Ведя отсчёт от Коктебеля 1, 2

 "Подлинная античность расцвела в «Башне» у Вячеслава Иванова, на знаменитых средах. Сам хозяин, любитель всего эллинского, устраивавший в «Башне» дионисийские мистерии с плещущимся в широких чашах вином, не менял европейский костюм на тунику, но его жена - Лидия Дмитриевна Зиновьева-Аннибал, связанная с мужем «удивительною гармонией мыслей, чувств, вкусов и всего душевного стиля»,- «Гера в красном хитоне», как называл ее М. А. Кузмин, носила хитоны и пеплумы, чаще всего красные и белые. Е. Аничков упоминает, что подбирал ей эти разноцветные хитоны К. Сомов"
     "Древнегреческий костюм Максимилиана Волошина", интернет-сайт о творчестве художника Карло Боссоли.

 1.МАКС
 Бухта между изваянным природой в скале профилем Масимилиана Волошина и холмами, где покоится его прах, - место с которого хочется начать, потому что отсюда, как нити Ариадны, расходятся по лабиринтам времён судьбы, без которых немыслимы мы, сегодняшние люди 2014 года, считающие себя поэтами, прожившие жизнь поэтов. Это касается  как ещё живущих, так и уже ушедших раньше или позже за  так быстро промелькнувшее столетие. Отсюда, с коктебельских холмов,  виднее тот сверхсюжет, в который мы по причине ли идеократичности государства, в котором  сформировались, или неодолимой силой искусства, были вовлечены своими жизнями  в неудержимый поток.
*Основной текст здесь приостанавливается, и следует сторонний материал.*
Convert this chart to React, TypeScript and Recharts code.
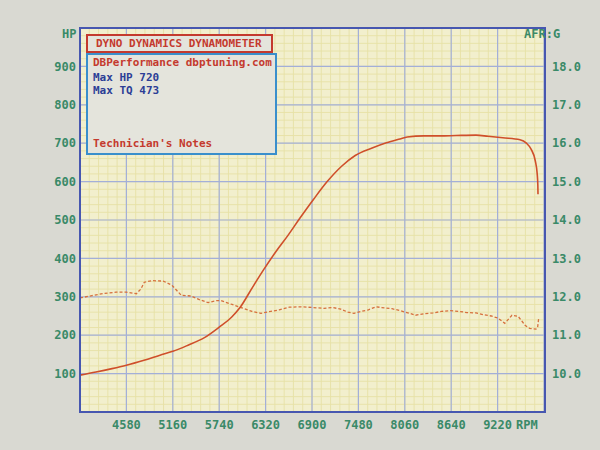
import { LineChart, Line, XAxis, YAxis, CartesianGrid } from 'recharts'

// power run
const hpRpm = [4000, 4200, 4400, 4580, 4800, 5000, 5160, 5350, 5550, 5740, 5900, 6000, 6160, 6300, 6450, 6600, 6750, 6920, 7090, 7270, 7440, 7660, 7830, 8000, 8090, 8300, 8500, 8700, 8950, 9100, 9285, 9500, 9580, 9640, 9690, 9715, 9723, 9725]
const hpValues = [96, 104, 113, 122, 135, 148, 158, 174, 193, 221, 248, 272, 326, 372, 418, 460, 505, 554, 600, 640, 668, 688, 701, 711, 716, 719, 719, 720, 721, 718, 714, 709, 700, 684, 655, 620, 590, 567]

// air/fuel ratio (dashed)
const afrRpm = [4000, 4150, 4306, 4450, 4580, 4705, 4760, 4804, 4900, 5041, 5150, 5265, 5389, 5500, 5601, 5700, 5763, 5900, 6012, 6150, 6261, 6385, 6490, 6618, 6760, 6913, 7050, 7160, 7259, 7350, 7426, 7520, 7605, 7700, 7772, 7900, 8000, 8118, 8195, 8300, 8413, 8520, 8631, 8740, 8836, 8950, 9054, 9140, 9220, 9310, 9400, 9477, 9530, 9567, 9620, 9656, 9700, 9720, 9733]
const afrValues = [11.97, 12.03, 12.09, 12.12, 12.12, 12.08, 12.2, 12.38, 12.42, 12.41, 12.3, 12.04, 12.02, 11.92, 11.85, 11.9, 11.9, 11.8, 11.72, 11.62, 11.57, 11.62, 11.66, 11.73, 11.74, 11.72, 11.7, 11.72, 11.68, 11.6, 11.57, 11.62, 11.66, 11.74, 11.72, 11.69, 11.64, 11.57, 11.52, 11.56, 11.58, 11.62, 11.64, 11.62, 11.59, 11.58, 11.53, 11.5, 11.45, 11.31, 11.52, 11.49, 11.35, 11.25, 11.18, 11.17, 11.16, 11.2, 11.43]

const rpmTicks = [4580, 5160, 5740, 6320, 6900, 7480, 8060, 8640, 9220]
const hpTicks = [100, 200, 300, 400, 500, 600, 700, 800, 900]
const afrTicks = [10, 11, 12, 13, 14, 15, 16, 17, 18]

const hpData = hpRpm.map((rpm, i) => ({ rpm, hp: hpValues[i] }))
const afrData = afrRpm.map((rpm, i) => ({ rpm, afr: afrValues[i] }))

const RPM_MIN = 4000
const RPM_MAX = 9800
const HP_MAX = 1000

// fine yellow graph-paper lines, 5 per major division
const minorX: number[] = []
for (let r = RPM_MIN; r <= RPM_MAX; r += 116) minorX.push(r)
const minorY: number[] = []
for (let h = 0; h <= HP_MAX; h += 20) minorY.push(h)

const mono = '"DejaVu Sans Mono", monospace'
const green = '#3a8a68'
const tickStyle = { fontSize: 12, fill: green, fontFamily: mono, fontWeight: 700 }

export default function App() {
    return (
        <div style={{ position: 'absolute', left: 0, top: 0, width: 600, height: 450, background: '#d9d9d2', overflow: 'hidden' }}>
            <LineChart width={600} height={450} margin={{ top: 28, right: 0, left: 20, bottom: 8 }}>
                <XAxis
                    xAxisId="rpm"
                    type="number"
                    dataKey="rpm"
                    domain={[RPM_MIN, RPM_MAX]}
                    ticks={rpmTicks}
                    interval={0}
                    height={30}
                    axisLine={false}
                    tickLine={false}
                    tickSize={0}
                    tickMargin={8}
                    tick={tickStyle}
                />
                <YAxis
                    yAxisId="hp"
                    domain={[0, HP_MAX]}
                    ticks={hpTicks}
                    interval={0}
                    width={60}
                    axisLine={false}
                    tickLine={false}
                    tickSize={0}
                    tickMargin={4}
                    tick={tickStyle}
                />
                <YAxis
                    yAxisId="afr"
                    orientation="right"
                    domain={[9, 19]}
                    ticks={afrTicks}
                    interval={0}
                    width={56}
                    axisLine={false}
                    tickLine={false}
                    tickSize={0}
                    tickMargin={8}
                    tick={tickStyle}
                    tickFormatter={(v) => v.toFixed(1)}
                />

                <CartesianGrid
                    xAxisId="rpm"
                    yAxisId="hp"
                    stroke="#e7e1a6"
                    strokeWidth={0.9}
                    fill="#f2efcd"
                    verticalCoordinatesGenerator={({ offset }: any) =>
                        minorX.map((r) => offset.left + ((r - RPM_MIN) / (RPM_MAX - RPM_MIN)) * offset.width)
                    }
                    horizontalCoordinatesGenerator={({ offset }: any) =>
                        minorY.map((h) => offset.top + (1 - h / HP_MAX) * offset.height)
                    }
                />
                <CartesianGrid xAxisId="rpm" yAxisId="hp" stroke="#a3afd8" strokeWidth={1.2} />

                <Line
                    data={afrData}
                    xAxisId="rpm"
                    yAxisId="afr"
                    dataKey="afr"
                    type="linear"
                    stroke="#d66f3c"
                    strokeWidth={1.3}
                    strokeDasharray="3 2"
                    dot={false}
                    isAnimationActive={false}
                />
                <Line
                    data={hpData}
                    xAxisId="rpm"
                    yAxisId="hp"
                    dataKey="hp"
                    type="monotone"
                    stroke="#cf4f2a"
                    strokeWidth={1.6}
                    dot={false}
                    isAnimationActive={false}
                />
            </LineChart>

            {/* plot frame */}
            <div style={{ position: 'absolute', left: 79, top: 27, width: 467, height: 386, border: '2px solid #4757b0', boxSizing: 'border-box', pointerEvents: 'none' }} />

            <div style={{ position: 'absolute', left: 62, top: 27, color: green, fontFamily: mono, fontWeight: 700, fontSize: 12 }}>HP</div>
            <div style={{ position: 'absolute', left: 524, top: 27, color: green, fontFamily: mono, fontWeight: 700, fontSize: 12 }}>AFR:G</div>
            <div style={{ position: 'absolute', left: 516, top: 418, color: green, fontFamily: mono, fontWeight: 700, fontSize: 12 }}>RPM</div>

            {/* header box */}
            <div style={{ position: 'absolute', left: 86, top: 34, width: 187, height: 19, border: '2px solid #c43a2e', boxSizing: 'border-box', background: '#e4e4dc', color: '#c43a2e', fontFamily: mono, fontWeight: 700, fontSize: 11, lineHeight: '15px', paddingLeft: 8 }}>
                DYNO DYNAMICS DYNAMOMETER
            </div>
            <div style={{ position: 'absolute', left: 86, top: 53, width: 191, height: 102, border: '2px solid #3a8fcc', boxSizing: 'border-box', background: '#e4e4dc', fontFamily: mono, fontWeight: 700, fontSize: 11, lineHeight: '13px', paddingLeft: 5 }}>
                <div style={{ color: '#c43a2e', marginTop: 1 }}>DBPerformance dbptuning.com</div>
                <div style={{ color: '#2c3e96', marginTop: 2 }}>Max HP 720</div>
                <div style={{ color: '#2c3e96', marginTop: 0 }}>Max TQ 473</div>
                <div style={{ color: '#c43a2e', position: 'absolute', left: 5, top: 82 }}>Technician's Notes</div>
            </div>
        </div>
    )
}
Он влёк, тащил, кружил нас как бы даже помимо нашей воли.

Мы становились - кто журналистом, кто учителем литературы или истории, кто актёром, учёным, художником, вузовским преподавателем или «свободным художником».   Кто – то, «художничая», хипповал, отшельничал, пил водку. Кто-то, противостоя обыденному и серо- усреднённому, уходил в геологоразведочные  экспедиции, сторожа-дворники, грузчики, становился человеком перекати-поле. Кто-то создавал рок-группу или окунался в бардовско-фестофскую стихию.  Другие  переводили "Слово о полку Игореве" или Псалмы Давида. Но камертон для всех был один- Житие Поэта. И кто попадал в резонанс, у того получалось.

Теперь ясно видится - всё это было как бы продолжением затевавшихся окружением  Максимилиана Волошина мистерий, превращавших жизнь в спектакль, карнавальную игру, хоровод масок.  Жизнь как литературный сюжет, миф мифов, сказка странствий, которую можно писать по грубой холстине  органического бытия. В этот самовоспроизводящийся миф, в котором на каждого Орфея всегда найдётся своя Эвридика, нас и затянуло.  Правда, это стало проясняться лишь потом, чуть позже, когда сквозь толщу запретов к нам стали пробиваться Вячеслав Иванов с его оргиями в "Башне"  Северной Пальмиры и Максимилиан Волошин с его коктебельским отшельничеством.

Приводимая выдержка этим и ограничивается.